Side Trip! Though I didn’t stop here on this cruise, I have to mention another favorite of mine: a beautifully preserved Medieval town an hour from Nuremberg called Rothenburg ob der Tauber. I love climbing to the top of the town hall for the best view and walking the length of the old city wall. And for some of the best Christmas shopping anywhere, nothing can beat Käthe Wohlfahrt, open year-round for handmade ornaments and other trinkets.

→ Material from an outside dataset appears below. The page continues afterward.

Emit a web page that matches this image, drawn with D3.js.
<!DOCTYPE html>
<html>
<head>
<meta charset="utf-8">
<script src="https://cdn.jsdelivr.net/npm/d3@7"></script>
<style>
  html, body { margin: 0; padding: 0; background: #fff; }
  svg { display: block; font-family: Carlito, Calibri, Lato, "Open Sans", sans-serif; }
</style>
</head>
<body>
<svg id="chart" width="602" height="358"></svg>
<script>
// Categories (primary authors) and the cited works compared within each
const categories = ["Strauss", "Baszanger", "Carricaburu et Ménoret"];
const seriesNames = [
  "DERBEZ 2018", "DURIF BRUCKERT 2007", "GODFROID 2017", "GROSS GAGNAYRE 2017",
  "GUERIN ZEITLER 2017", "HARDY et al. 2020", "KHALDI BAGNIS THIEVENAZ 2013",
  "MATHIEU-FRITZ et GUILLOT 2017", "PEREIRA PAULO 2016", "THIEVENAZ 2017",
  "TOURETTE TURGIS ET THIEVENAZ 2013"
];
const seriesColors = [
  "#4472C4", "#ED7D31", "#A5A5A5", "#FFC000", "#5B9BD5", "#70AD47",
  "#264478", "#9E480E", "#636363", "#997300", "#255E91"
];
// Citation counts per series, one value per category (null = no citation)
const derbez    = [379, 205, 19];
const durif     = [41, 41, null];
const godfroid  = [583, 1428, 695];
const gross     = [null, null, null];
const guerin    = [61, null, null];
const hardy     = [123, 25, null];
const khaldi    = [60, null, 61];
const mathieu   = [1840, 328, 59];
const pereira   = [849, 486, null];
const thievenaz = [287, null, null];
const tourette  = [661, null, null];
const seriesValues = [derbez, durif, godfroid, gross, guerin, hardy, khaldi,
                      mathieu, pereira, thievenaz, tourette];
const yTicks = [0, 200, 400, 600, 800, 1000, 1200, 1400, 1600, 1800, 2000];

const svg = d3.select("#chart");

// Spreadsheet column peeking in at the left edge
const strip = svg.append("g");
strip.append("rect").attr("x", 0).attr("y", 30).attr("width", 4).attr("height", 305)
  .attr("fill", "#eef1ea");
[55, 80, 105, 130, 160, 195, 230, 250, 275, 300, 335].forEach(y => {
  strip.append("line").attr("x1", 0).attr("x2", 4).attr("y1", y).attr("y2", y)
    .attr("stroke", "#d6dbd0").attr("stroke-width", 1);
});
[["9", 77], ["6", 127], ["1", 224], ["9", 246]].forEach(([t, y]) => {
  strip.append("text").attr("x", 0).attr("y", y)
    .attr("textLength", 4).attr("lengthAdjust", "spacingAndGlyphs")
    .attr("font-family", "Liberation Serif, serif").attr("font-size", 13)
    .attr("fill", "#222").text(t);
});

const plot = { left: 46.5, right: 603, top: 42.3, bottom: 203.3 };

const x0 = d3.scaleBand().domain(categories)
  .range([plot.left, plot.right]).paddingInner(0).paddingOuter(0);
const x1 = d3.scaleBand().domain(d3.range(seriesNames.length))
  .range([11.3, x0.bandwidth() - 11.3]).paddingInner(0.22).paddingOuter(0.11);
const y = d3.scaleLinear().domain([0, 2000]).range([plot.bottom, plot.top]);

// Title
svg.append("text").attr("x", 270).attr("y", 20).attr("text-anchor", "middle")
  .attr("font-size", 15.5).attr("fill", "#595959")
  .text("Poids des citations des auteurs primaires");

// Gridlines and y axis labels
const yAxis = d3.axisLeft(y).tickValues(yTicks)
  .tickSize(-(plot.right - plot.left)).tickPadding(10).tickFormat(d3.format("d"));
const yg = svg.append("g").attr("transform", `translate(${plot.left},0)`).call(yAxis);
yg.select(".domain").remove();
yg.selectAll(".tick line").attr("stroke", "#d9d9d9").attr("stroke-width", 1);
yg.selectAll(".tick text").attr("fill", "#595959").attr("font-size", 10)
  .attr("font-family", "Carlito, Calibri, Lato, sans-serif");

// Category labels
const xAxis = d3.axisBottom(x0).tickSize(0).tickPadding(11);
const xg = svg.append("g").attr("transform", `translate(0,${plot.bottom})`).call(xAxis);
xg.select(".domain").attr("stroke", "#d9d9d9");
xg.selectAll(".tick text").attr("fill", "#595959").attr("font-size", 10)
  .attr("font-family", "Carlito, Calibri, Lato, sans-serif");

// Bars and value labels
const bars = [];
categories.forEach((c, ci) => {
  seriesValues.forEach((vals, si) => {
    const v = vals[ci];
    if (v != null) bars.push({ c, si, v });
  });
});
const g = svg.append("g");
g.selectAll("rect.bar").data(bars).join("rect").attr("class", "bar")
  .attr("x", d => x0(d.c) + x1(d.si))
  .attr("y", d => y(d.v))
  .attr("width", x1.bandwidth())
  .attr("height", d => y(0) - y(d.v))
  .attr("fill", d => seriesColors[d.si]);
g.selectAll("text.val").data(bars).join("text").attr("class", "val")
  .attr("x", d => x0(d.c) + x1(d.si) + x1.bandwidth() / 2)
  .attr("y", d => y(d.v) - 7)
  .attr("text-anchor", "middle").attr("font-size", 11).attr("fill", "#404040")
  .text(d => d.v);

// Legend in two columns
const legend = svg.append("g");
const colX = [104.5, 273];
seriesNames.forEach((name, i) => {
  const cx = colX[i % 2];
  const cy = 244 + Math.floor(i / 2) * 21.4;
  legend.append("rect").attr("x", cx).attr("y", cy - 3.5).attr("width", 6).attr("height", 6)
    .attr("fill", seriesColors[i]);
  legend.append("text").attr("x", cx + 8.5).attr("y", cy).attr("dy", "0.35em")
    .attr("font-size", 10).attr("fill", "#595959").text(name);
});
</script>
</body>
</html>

Annie Fitzsimmons is Intelligent Travel’s Urban Insider, giving you the dish on the best things to see and do in cities all over the world. Follow her travels on Twitter @anniefitz.

Comments

  1. gretchen
    florida
    September 20, 2013, 11:18 am

    We are taking the Danube cruise the 1st two weeks of November this year. Nuremberg to Budapest. Was wondering what to pack. Do we need to dress up? What is considered dressed up? Do they provide hairdryers? Do you need a bathing suit for anything?

  2. Tami
    Christmas on the Danube
    September 20, 2013, 1:07 am

    We are taking this cruise the first part of December. I am looking for a packing list. What kind of coat do you suggest

  3. Susan Winter
    Phoenix
    April 18, 2013, 8:05 pm

    We’re taking this cruise this December and can’t wait. We’re on one of the new Viking Longships – supposedly fabulous. Great info on the various ports and of course, Mustard tips! We are extending our cruise for two nights in Budapest and can’t wait to explore this country and the surrounding countryside. We have hired a private guide to show us the area and I look forward to some of the more quirky things – like the Marzipan Museum and of course, the Jewish Historical Center.

  4. Eva Greenwald
    Westport, CT
    February 10, 2013, 12:18 am

    I took the Romantic Danube cruise as a travel agent on the Avalon Tapestry in November 2012. Just wonderful scenery, spectacular architecture and food/wine, really brought history to life. Our cruise was also was a Jewish Culture tour which was amazing in Budapest, Vienna, Prague, Salzburg and Nuremburg. I am looking forward to more river cruises and bringing others with me!

  5. Gabriele Huber
    München
    December 19, 2012, 11:05 am

    Passau is a Bavarian town, i.e. not located in Austria :-))

  6. abdelatif cheboub
    algeria
    December 12, 2012, 8:07 am

    Hello there !
    It seems a good trip but how can enjoy with you on the next trips, I really want to be one of the tripers

  7. Gary McKay
    Wickham NB Canada
    December 11, 2012, 3:02 pm

    Just got back from this cruise on the Danube and anyone that has any interest in history this should be a must do. We had incredible service from AMA Waterways and would highly recommend the trip as they provided professional guides at every historic location along the route. The meals were fabulous and always reflected the local culinary of the country we were in. The opportunity to visit and enjoy the people and their cultures was inspiring. The scenery was breathtaking to say the least. We truly appreciated the security and that our room was traveling with us. Our trip originated in Prague, ended in Budapest covering some 600 km. with inspiration and history at every bend in the river.

  8. Donna Brandt
    Coral Springs, FL
    December 9, 2012, 9:29 am

    I was lucky enough to take this cruise a few years ago, and will be going again next year. Even though I am not a fan of cold weather this trip was amazing. You are so right about the mustard and sausages! I will be packing an extra bag this time just to bring some back! Thanks for your restaurant tips, I will be checking them out!